Earlier today (June 5), United States President Donald J. Trump signed into law changes to the Paycheck Protection Program (PPP) federal relief funding guidelines proposed in the now-stalled $3 trillion The HEROES Act to the benefit of businesses across America, following approval by the U.S. Senate on June 3 and by the U.S. House of Representatives on May 28.

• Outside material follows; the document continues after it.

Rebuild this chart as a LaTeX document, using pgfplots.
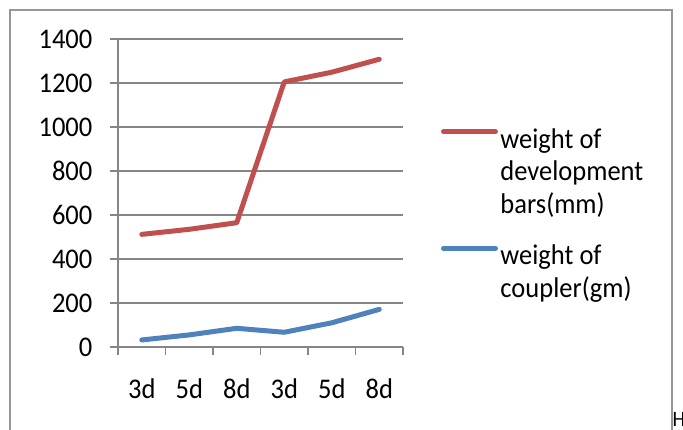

As administered by the U.S. Small Business Administration (SBA), the guideline changes:
- Extend the PPP loan forgiveness period to include costs incurred over 24 weeks after a loan is issued or through December 31, whichever comes first. Businesses that received a loan before the measure is enacted could keep the current eight-week period;
- Extend to December 31 from June 30 a period in which loans can be forgiven if businesses restore staffing or salary levels that were previously reduced. The provision would apply to worker and wage reductions made from February 15 through 30 days after enactment of the $2.2 trillion federal Coronavirus, Aid, Relief and Economic Stimulus (CARES) Act, which was signed into law on March 27;
- Maintain forgiveness amounts for companies that document their inability to rehire workers employed as of February 15, and their inability to find similarly qualified workers by the end of the year. Under the modified measure, companies would be covered separately if they show that they couldn’t resume business levels from before February 15 because they were following federal requirements for sanitization or social distancing;
- Extend the deadline to apply for a PPP loan to December 31 from June 30;
- Require at least 60 percent of forgiven loan amounts to come from payroll expenses;
- Repeal a provision from the CARES Act that barred companies with forgiven PPP loans from deferring their payroll tax payments;
- Allow borrowers to defer principal and interest payments on PPP loans until the SBA compensates lenders for any forgiven amounts, instead of the current six-month deferral period. Borrowers that don’t apply for forgiveness would be given at least 10 months after the program expires to start making payments; and
- Establish a minimum loan maturity period of five years following an application for loan forgiveness, instead of the current two-year deadline set by the SBA. That provision would apply to PPP loans issued after the measure is enacted, though borrowers and lenders could agree to extend current loans.